Io che non vivo più di un’ora senza te

In un talk show della tivù, dedicato alla povera Giulia, un’ospite ha menzionato una canzone, quella del titolo, a sua detta scritta dai giovani musicisti di oggi, come segno dei tempi. In realtà la canzone, che visto l’età la signora avrebbe dovuto conoscere, fu presentata dal grande Pino Donaggio al Festival di Sanremo del 1965, ma il fraintendimento si presta a una considerazione adesso più attuale che mai. Il concetto base della canzone è questo: “Tu sei mia”. Frase considerata allora un inno all’amore ma interpretata oggi come un pericoloso messaggio di follia. Ma è anche la dimostrazione che ieri come oggi i sentimenti umani non sono cambiati. Allora qual è la differenza? La differenza è che oggi, con molta più facilità, il desiderio respinto dà spazio alla violenza. Quindi non è l’amore, da combattere, e sarebbe il colmo, ma il facile ricorso alla violenza. La società evidentemente è mutata anche più del clima e non possiamo più negarlo. Nell’attuale cultura occidentale i freni che ponevano le famiglie un tempo non vengono più imposti e ciò ha creato vantaggi ma anche problemi. In questi giorni tutti vogliono suggerire soluzioni: cominciamo a educare fin dalle elementari, aumentiamo le pene, isoliamo i soggetti pericolosi, lavoriamo sulle famiglie eccetera. Poi succede che l’assassino era un bravo ragazzo e il castello di carte della prevenzione crolla miserabilmente. Perché?
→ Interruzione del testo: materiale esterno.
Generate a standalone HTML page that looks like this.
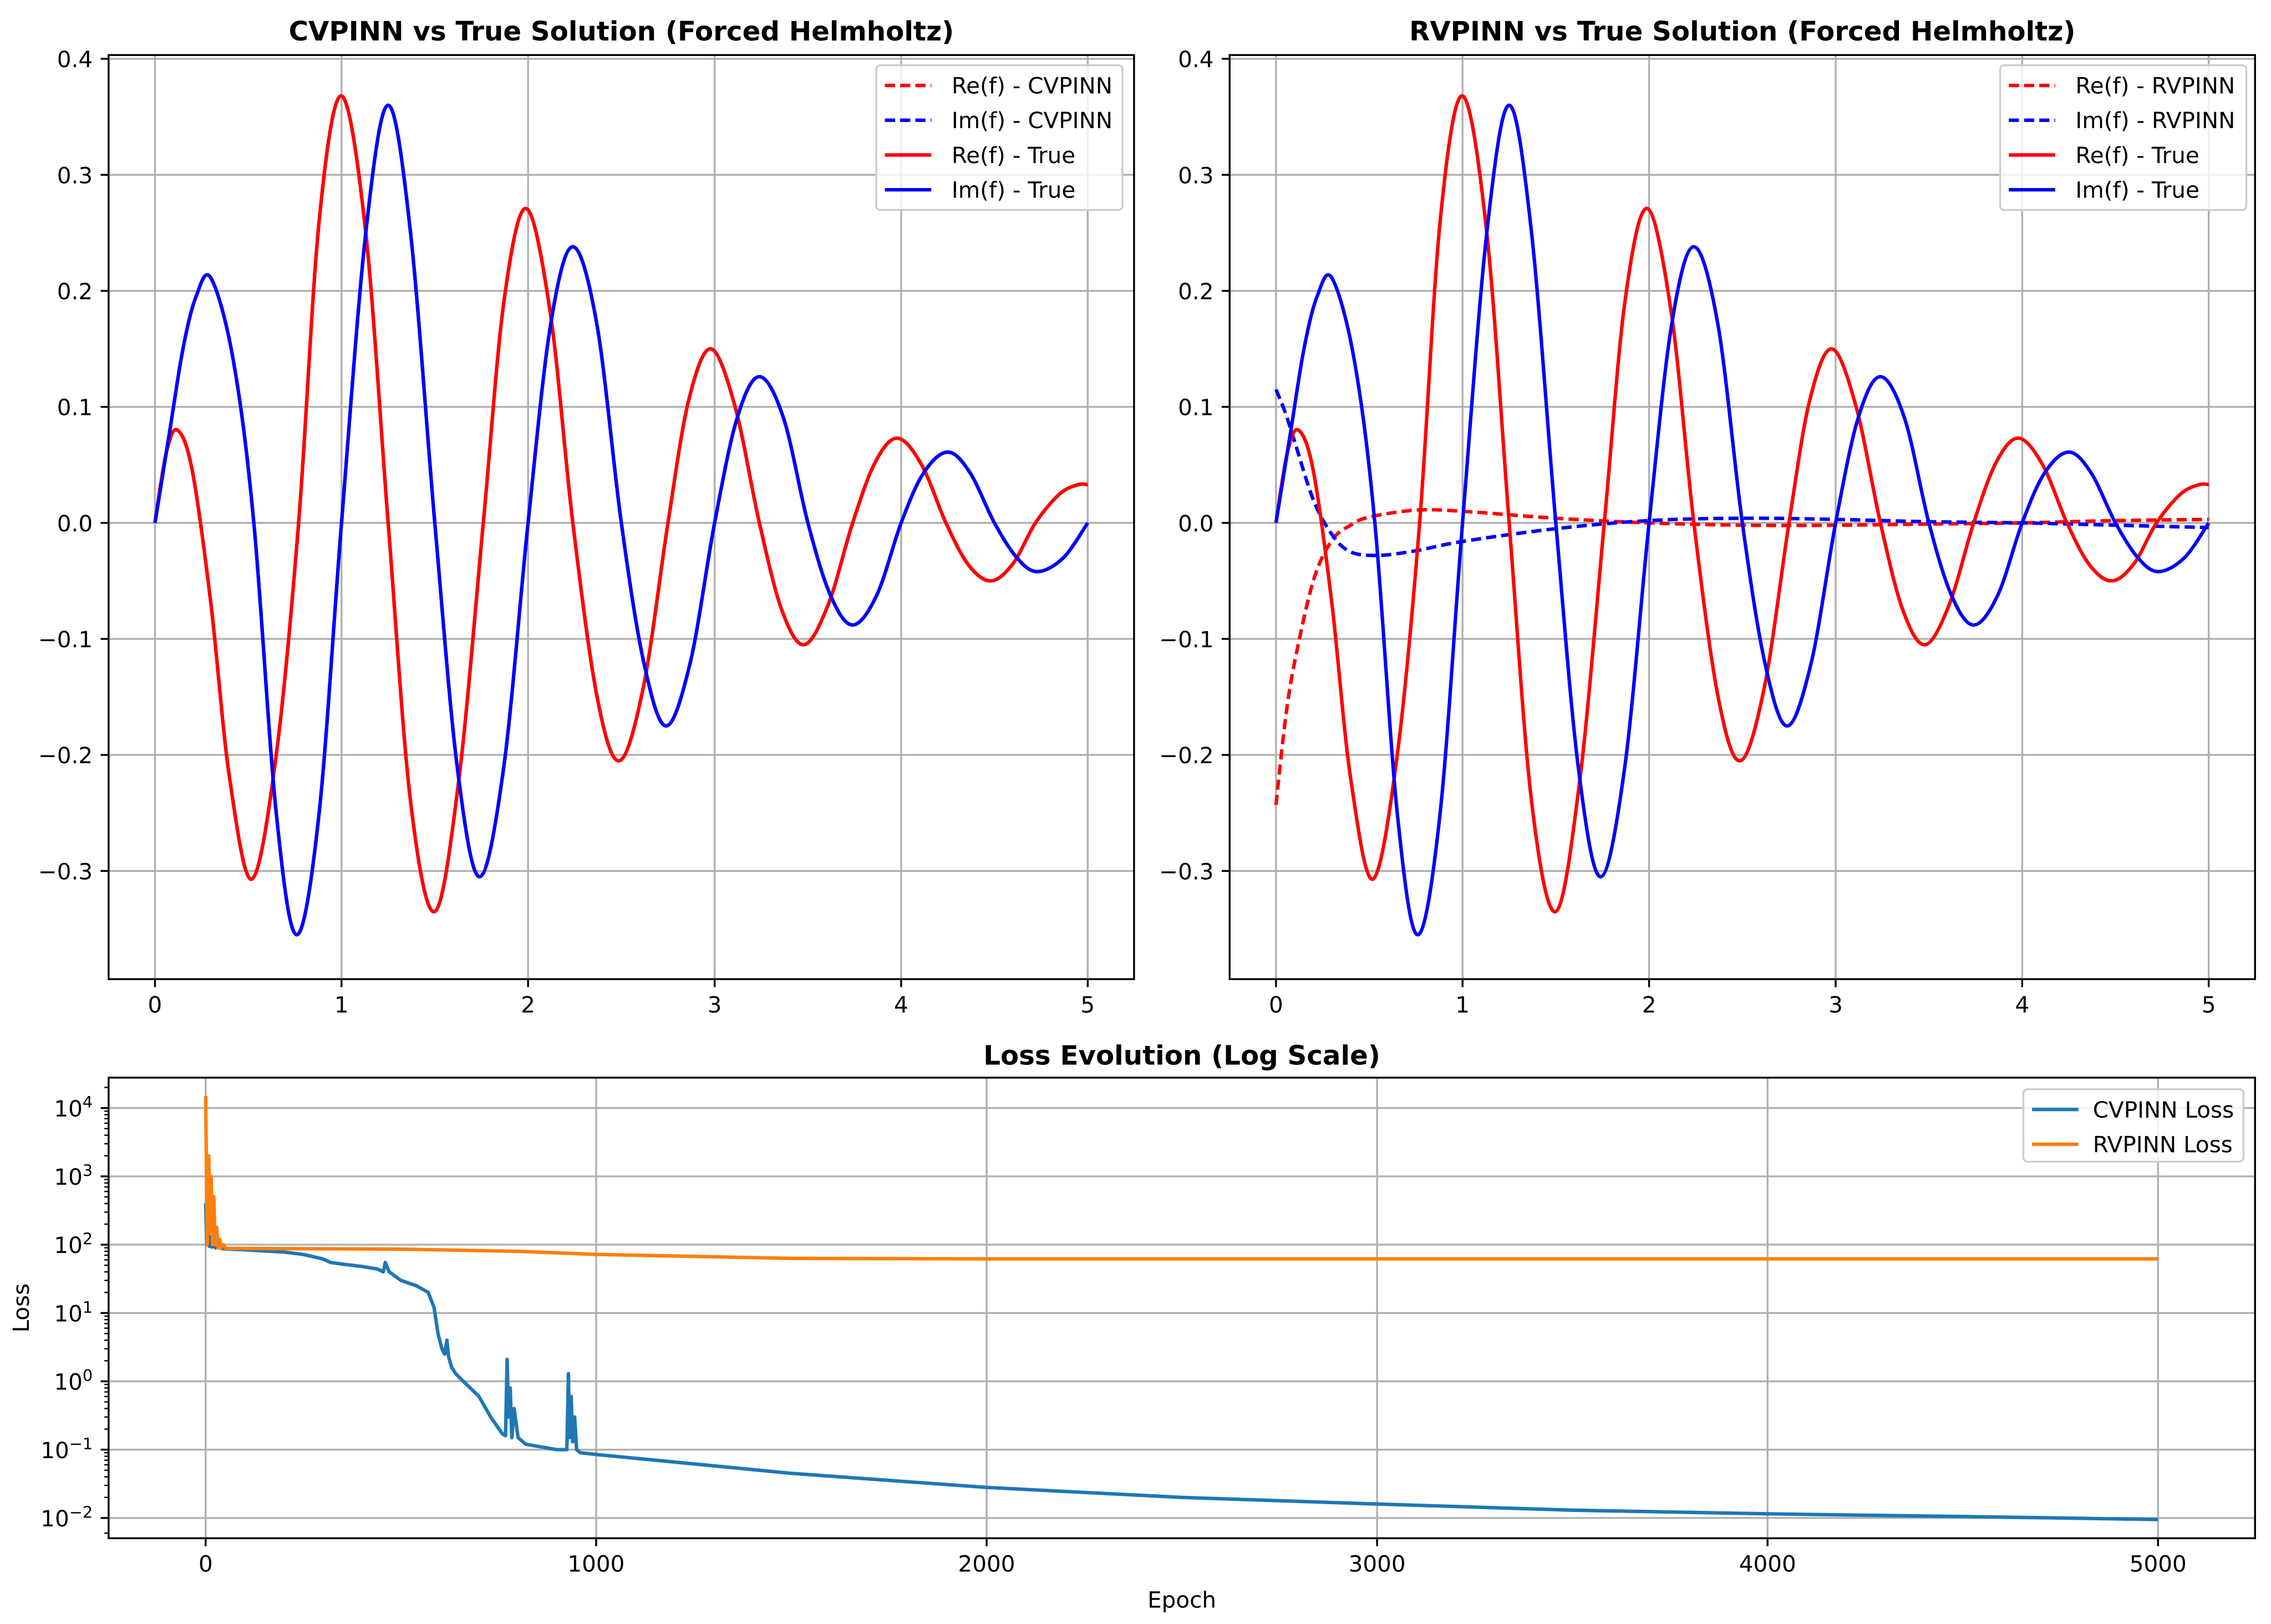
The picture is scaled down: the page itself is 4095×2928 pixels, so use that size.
<!DOCTYPE html>
<html><head><meta charset="utf-8"><style>
html,body{margin:0;padding:0;background:#fff;}
svg{display:block;font-family:"DejaVu Sans","Liberation Sans",sans-serif;}
</style></head><body>
<svg id="fig" width="4095" height="2928" viewBox="0 0 1568 1121.2" preserveAspectRatio="none" xmlns="http://www.w3.org/2000/svg">
<rect width="1568" height="1121.2" fill="#fff"/>
</svg>
<script>
// ---- data: top panels (x in [0,5]) ----
const trueReX = [0,0.06,0.12,0.2,0.3,0.4,0.52,0.65,0.77,0.88,1.0,1.13,1.25,1.37,1.5,1.63,1.76,1.87,1.99,2.12,2.24,2.37,2.49,2.62,2.75,2.86,2.98,3.11,3.24,3.36,3.48,3.61,3.74,3.86,3.98,4.11,4.24,4.36,4.48,4.6,4.72,4.85,4.95,5.0];
const trueReY = [0,0.06,0.08,0.045,-0.07,-0.22,-0.307,-0.2,0,0.26,0.368,0.25,0,-0.24,-0.335,-0.22,0,0.19,0.271,0.18,0,-0.15,-0.205,-0.14,0,0.105,0.15,0.1,0,-0.075,-0.105,-0.07,0,0.052,0.073,0.05,0,-0.036,-0.05,-0.035,0,0.025,0.033,0.033];
const trueImX = [0,0.08,0.15,0.22,0.3,0.42,0.53,0.65,0.76,0.88,1.0,1.13,1.25,1.37,1.5,1.62,1.74,1.87,2.0,2.12,2.24,2.37,2.5,2.62,2.74,2.87,3.0,3.12,3.24,3.37,3.5,3.62,3.74,3.87,4.0,4.12,4.25,4.37,4.5,4.62,4.73,4.87,5.0];
const trueImY = [0,0.08,0.15,0.195,0.211,0.14,0,-0.25,-0.355,-0.25,0,0.25,0.36,0.25,0,-0.21,-0.305,-0.21,0,0.17,0.238,0.17,0,-0.12,-0.175,-0.12,0,0.09,0.126,0.09,0,-0.062,-0.088,-0.062,0,0.043,0.061,0.043,0,-0.03,-0.042,-0.03,0];
const cvReY = [0,0.06,0.08,0.045,-0.07,-0.22,-0.307,-0.2,0,0.26,0.368,0.25,0,-0.24,-0.335,-0.22,0,0.19,0.271,0.18,0,-0.15,-0.205,-0.14,0,0.105,0.15,0.1,0,-0.075,-0.105,-0.07,0,0.052,0.073,0.05,0,-0.036,-0.05,-0.035,0,0.025,0.033,0.033];
const cvImY = [0,0.08,0.15,0.195,0.211,0.14,0,-0.25,-0.355,-0.25,0,0.25,0.36,0.25,0,-0.21,-0.305,-0.21,0,0.17,0.238,0.17,0,-0.12,-0.175,-0.12,0,0.09,0.126,0.09,0,-0.062,-0.088,-0.062,0,0.043,0.061,0.043,0,-0.03,-0.042,-0.03,0];
const rvReX = [0,0.05,0.1,0.2,0.3,0.4,0.5,0.75,1.0,1.5,2.0,2.5,3.0,3.5,4.0,4.5,5.0];
const rvReY = [-0.243,-0.17,-0.12,-0.05,-0.015,-0.002,0.005,0.011,0.01,0.004,0,-0.002,-0.002,-0.001,0,0.002,0.003];
const rvImX = [0,0.05,0.1,0.2,0.3,0.4,0.55,0.75,1.0,1.5,2.0,2.5,3.0,3.5,4.0,4.5,5.0];
const rvImY = [0.115,0.095,0.07,0.02,-0.01,-0.025,-0.028,-0.024,-0.016,-0.005,0.002,0.004,0.003,0.001,0,-0.002,-0.004];
const topXTicks = [0,1,2,3,4,5];
const topYTicks = [-0.3,-0.2,-0.1,0.0,0.1,0.2,0.3,0.4];
// ---- data: loss ----
const cvLossEpoch = [0,3,6,9,12,16,20,25,30,40,60,100,200,250,300,320,350,400,440,455,460,470,500,540,570,585,595,605,612,618,622,630,640,660,700,730,760,768,772,776,780,784,790,800,820,900,925,929,932,936,940,945,950,960,1000,1500,2000,2500,3000,3500,4000,4500,5000];
const cvLossVal = [400,100,150,95,130,92,110,90,100,88,86,84,78,72,62,55,52,48,44,40,55,40,30,25,20,12,5,3,2.5,4,2.3,1.6,1.3,1.0,0.6,0.3,0.17,0.16,2.1,0.3,0.8,0.15,0.4,0.15,0.12,0.1,0.1,1.3,0.15,0.6,0.13,0.3,0.1,0.09,0.085,0.045,0.028,0.02,0.016,0.013,0.0115,0.0105,0.0095];
const rvLossEpoch = [0,4,8,11,14,18,21,24,28,32,36,40,45,52,60,100,500,800,1000,1500,2000,5000];
const rvLossVal = [15000,100,2000,150,1000,100,500,100,180,90,120,90,100,88,88,88,86,80,72,63,62,62];
const lossXTicks = [0,1000,2000,3000,4000,5000];
const lossYExp = [-2,-1,0,1,2,3,4];

const NS='http://www.w3.org/2000/svg';
const svg=document.getElementById('fig');
const FS=15.5, TFS=18.5;
function el(tag,attrs,parent){const e=document.createElementNS(NS,tag);for(const k in attrs)e.setAttribute(k,attrs[k]);(parent||svg).appendChild(e);return e;}
function crPath(pts){let d='M'+pts[0][0].toFixed(2)+','+pts[0][1].toFixed(2);
 for(let i=0;i<pts.length-1;i++){const p0=pts[i-1]||pts[i],p1=pts[i],p2=pts[i+1],p3=pts[i+2]||pts[i+1];
  const c1=[p1[0]+(p2[0]-p0[0])/6,p1[1]+(p2[1]-p0[1])/6],c2=[p2[0]-(p3[0]-p1[0])/6,p2[1]-(p3[1]-p1[1])/6];
  d+='C'+c1.map(v=>v.toFixed(2)).join(',')+' '+c2.map(v=>v.toFixed(2)).join(',')+' '+p2[0].toFixed(2)+','+p2[1].toFixed(2);}
 return d;}
function linPath(pts){return pts.map((p,i)=>(i?'L':'M')+p[0].toFixed(2)+','+p[1].toFixed(2)).join('');}

function topPanel(x0,title,name,seriesList,legendX){
 const L=x0,R=x0+708,T=38,B=676;
 const sx=v=>L+32+v*128.8, sy=v=>361-v*801;
 const g=el('g',{});
 
 
 topXTicks.forEach(t=>{el('line',{x1:sx(t),x2:sx(t),y1:T,y2:B,stroke:'#b0b0b0','stroke-width':1.3},g);
  el('line',{x1:sx(t),x2:sx(t),y1:B,y2:B+5.5,stroke:'#000','stroke-width':1.3},g);
  const tx=el('text',{x:sx(t),y:B+23,'font-size':FS,'text-anchor':'middle'},g);tx.textContent=t;
  });
 topYTicks.forEach(t=>{el('line',{x1:L,x2:R,y1:sy(t),y2:sy(t),stroke:'#b0b0b0','stroke-width':1.3},g);
  el('line',{x1:L-5.5,x2:L,y1:sy(t),y2:sy(t),stroke:'#000','stroke-width':1.3},g);
  const tx=el('text',{x:L-11,y:sy(t)+5.8,'font-size':FS,'text-anchor':'end'},g);tx.textContent=(t<0?'\u2212':'')+Math.abs(t).toFixed(1);
  });
 seriesList.forEach(s=>{const pts=s.x.map((xv,i)=>[sx(xv),sy(s.y[i])]);
  const p=el('path',{d:crPath(pts),fill:'none',stroke:s.c,'stroke-width':2.4,'stroke-dasharray':s.dash?'7,3.5':'none','stroke-linejoin':'round'},g);
  });
 el('rect',{x:L,y:T,width:R-L,height:B-T,fill:'none',stroke:'#000','stroke-width':1.3},g);
 const tt=el('text',{x:(L+R)/2,y:T-10,'font-size':TFS,'font-weight':'bold','text-anchor':'middle'},g);tt.textContent=title;
 
 const lg=el('g',{},g);
 el('rect',{x:legendX,y:45,width:170,height:100,rx:3,fill:'#fff','fill-opacity':0.8,stroke:'#ccc','stroke-width':1.3},lg);
 seriesList.forEach((s,i)=>{const yy=59+i*24;
  el('line',{x1:legendX+6,x2:legendX+38,y1:yy,y2:yy,stroke:s.c,'stroke-width':2.4,'stroke-dasharray':s.dash?'7,3.5':'none'},lg);
  const t=el('text',{x:legendX+52,y:yy+5.5,'font-size':FS},lg);t.textContent=s.label;
  });
}
topPanel(75,'CVPINN vs True Solution (Forced Helmholtz)','cvpinn-panel',[
 {x:trueReX,y:cvReY,c:'#ff0000',dash:true,label:'Re(f) - CVPINN',n:'re-cvpinn-line'},
 {x:trueImX,y:cvImY,c:'#0000ff',dash:true,label:'Im(f) - CVPINN',n:'im-cvpinn-line'},
 {x:trueReX,y:trueReY,c:'#ff0000',dash:false,label:'Re(f) - True',n:'re-true-line'},
 {x:trueImX,y:trueImY,c:'#0000ff',dash:false,label:'Im(f) - True',n:'im-true-line'}],605);
topPanel(849,'RVPINN vs True Solution (Forced Helmholtz)','rvpinn-panel',[
 {x:rvReX,y:rvReY,c:'#ff0000',dash:true,label:'Re(f) - RVPINN',n:'re-rvpinn-line'},
 {x:rvImX,y:rvImY,c:'#0000ff',dash:true,label:'Im(f) - RVPINN',n:'im-rvpinn-line'},
 {x:trueReX,y:trueReY,c:'#ff0000',dash:false,label:'Re(f) - True',n:'re-true-line'},
 {x:trueImX,y:trueImY,c:'#0000ff',dash:false,label:'Im(f) - True',n:'im-true-line'}],1381);

// ---- loss panel ----
(function(){
 const L=75,R=1557,T=744,B=1062;
 const sx=v=>142+v*0.2696, sy=v=>1048-(Math.log10(v)+2)*47.17;
 const g=el('g',{});
 lossXTicks.forEach(t=>{el('line',{x1:sx(t),x2:sx(t),y1:T,y2:B,stroke:'#b0b0b0','stroke-width':1.3},g);
  el('line',{x1:sx(t),x2:sx(t),y1:B,y2:B+5.5,stroke:'#000','stroke-width':1.3},g);
  const tx=el('text',{x:sx(t),y:B+23,'font-size':FS,'text-anchor':'middle'},g);tx.textContent=t;
  });
 lossYExp.forEach(e=>{const y=sy(Math.pow(10,e));
  el('line',{x1:L,x2:R,y1:y,y2:y,stroke:'#b0b0b0','stroke-width':1.3},g);
  el('line',{x1:L-5.5,x2:L,y1:y,y2:y,stroke:'#000','stroke-width':1.3},g);
  for(let m=2;m<10;m++){const yy=sy(m*Math.pow(10,e));if(yy>T&&yy<B)el('line',{x1:L-3,x2:L,y1:yy,y2:yy,stroke:'#000','stroke-width':0.9},g);}
  const tx=el('text',{x:L-11,y:y+5.8,'font-size':FS,'text-anchor':'end'},g);
  
  const a=el('tspan',{},tx);a.textContent='10';
  const b=el('tspan',{dy:-6,'font-size':11},tx);b.textContent=(e<0?'\u2212':'')+Math.abs(e);
 });
 [0.006].forEach(v=>{const yy=sy(v);el('line',{x1:L-3,x2:L,y1:yy,y2:yy,stroke:'#000','stroke-width':0.9},g);});
 const cv=el('path',{d:linPath(cvLossEpoch.map((e,i)=>[sx(e),sy(cvLossVal[i])])),fill:'none',stroke:'#1f77b4','stroke-width':2.4,'stroke-linejoin':'round'},g);
 
 const rv=el('path',{d:linPath(rvLossEpoch.map((e,i)=>[sx(e),sy(rvLossVal[i])])),fill:'none',stroke:'#ff7f0e','stroke-width':2.4,'stroke-linejoin':'round'},g);
 
 el('rect',{x:L,y:T,width:R-L,height:B-T,fill:'none',stroke:'#000','stroke-width':1.3},g);
 const tt=el('text',{x:(L+R)/2,y:T-9,'font-size':TFS,'font-weight':'bold','text-anchor':'middle'},g);tt.textContent='Loss Evolution (Log Scale)';
 
 const xl=el('text',{x:(L+R)/2,y:1110,'font-size':FS,'text-anchor':'middle'},g);xl.textContent='Epoch';
 
 const yl=el('text',{x:0,y:0,'font-size':FS,'text-anchor':'middle',transform:'translate(20,903) rotate(-90)'},g);yl.textContent='Loss';
 
 const lg=el('g',{},g);
 el('rect',{x:1397,y:752,width:152,height:50,rx:3,fill:'#fff','fill-opacity':0.8,stroke:'#ccc','stroke-width':1.3},lg);
 [['CVPINN Loss','#1f77b4'],['RVPINN Loss','#ff7f0e']].forEach((s,i)=>{const yy=766+i*24;
  el('line',{x1:1403,x2:1435,y1:yy,y2:yy,stroke:s[1],'stroke-width':2.4},lg);
  const t=el('text',{x:1445,y:yy+5.5,'font-size':FS},lg);t.textContent=s[0];
  });
})();
</script>
</body></html>
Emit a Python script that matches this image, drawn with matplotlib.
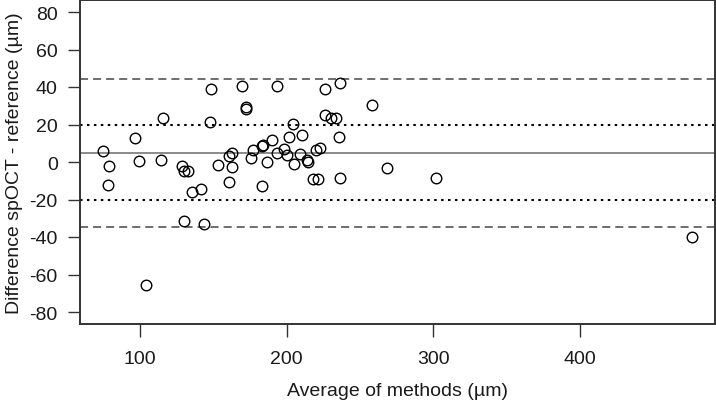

C’è una realtà che esiste ma si fatica a riconoscere. Essa risiede nella diversa natura del maschio, un problema forse semplicemente ormonale ma purtroppo negato proprio da quando si è voluto pianificare l’eliminazione della differenza di genere. Tutte le donne puntano il dito contro gli uomini e lo sta facendo per prima la sorella di Giulia. Per loro è facile, perché la pulsione di cui parliamo fisiologicamente è meno aggressiva e quindi non la conoscono. È un problema che non giustifica ovviamente la violenza ma non va ignorato che ne costituisca l’origine. È questo che, insieme alla supremazia nella forza fisica, fa sì che i delitti di genere siano al 90 per cento a danno delle donne. Se ne sono dette di tutte, sulle cause scatenanti, come accusare le ragazze tutte in giro e provocanti, i social, TikTok e via dicendo, senza capire che nemmeno il ritorno al fondamentalismo intransigente sarebbe la soluzione, visto che in Iran, per esempio, i femminicidi ci sono ancora, solo che li commettono le istituzioni e non i cittadini. Inutile, infine, aumentare le pene, perché in quei momenti gli aggressori non pensano all’entità della condanna, così come non pensano che oltre a distruggere un’altra vita stanno per distruggere la propria (sono quasi sempre arrestati).

A questo scopo modificare la legge risolve poco, se non per finanziare le attività sviluppate al riguardo. Anche perché, nonostante il femminicidio si reputi molto diffuso, esso riguarda solo lo 0,000004 per cento della popolazione (106 casi su 25 milioni di maschi adulti), il che rende risibile l’idea che circola sul manifestare contro i maschi in genere. Abbiamo riascoltato la canzone, hit della nostra adolescenza, ed è bellissima, ma purtroppo ci fa crescere i rimpianti per quell’epoca. Allora, dato che indietro non si può tornare, non sprechiamo l’occasione di impegnarci per risolvere questo problema, ricordandoci, per esempio, che Filippo dormiva col pupazzetto e mancava poco che i genitori gli permettessero di usare il ciuccio, però ha avuta la ferocia di Al Capone nell’uccidere un’indifesa. Quindi impegniamoci nel conoscere i nostri figli e non diamogliele sempre tutte vinte. Altrimenti, anche se la legge ancora non lo prevede, in questi casi dovremo sentirci correi.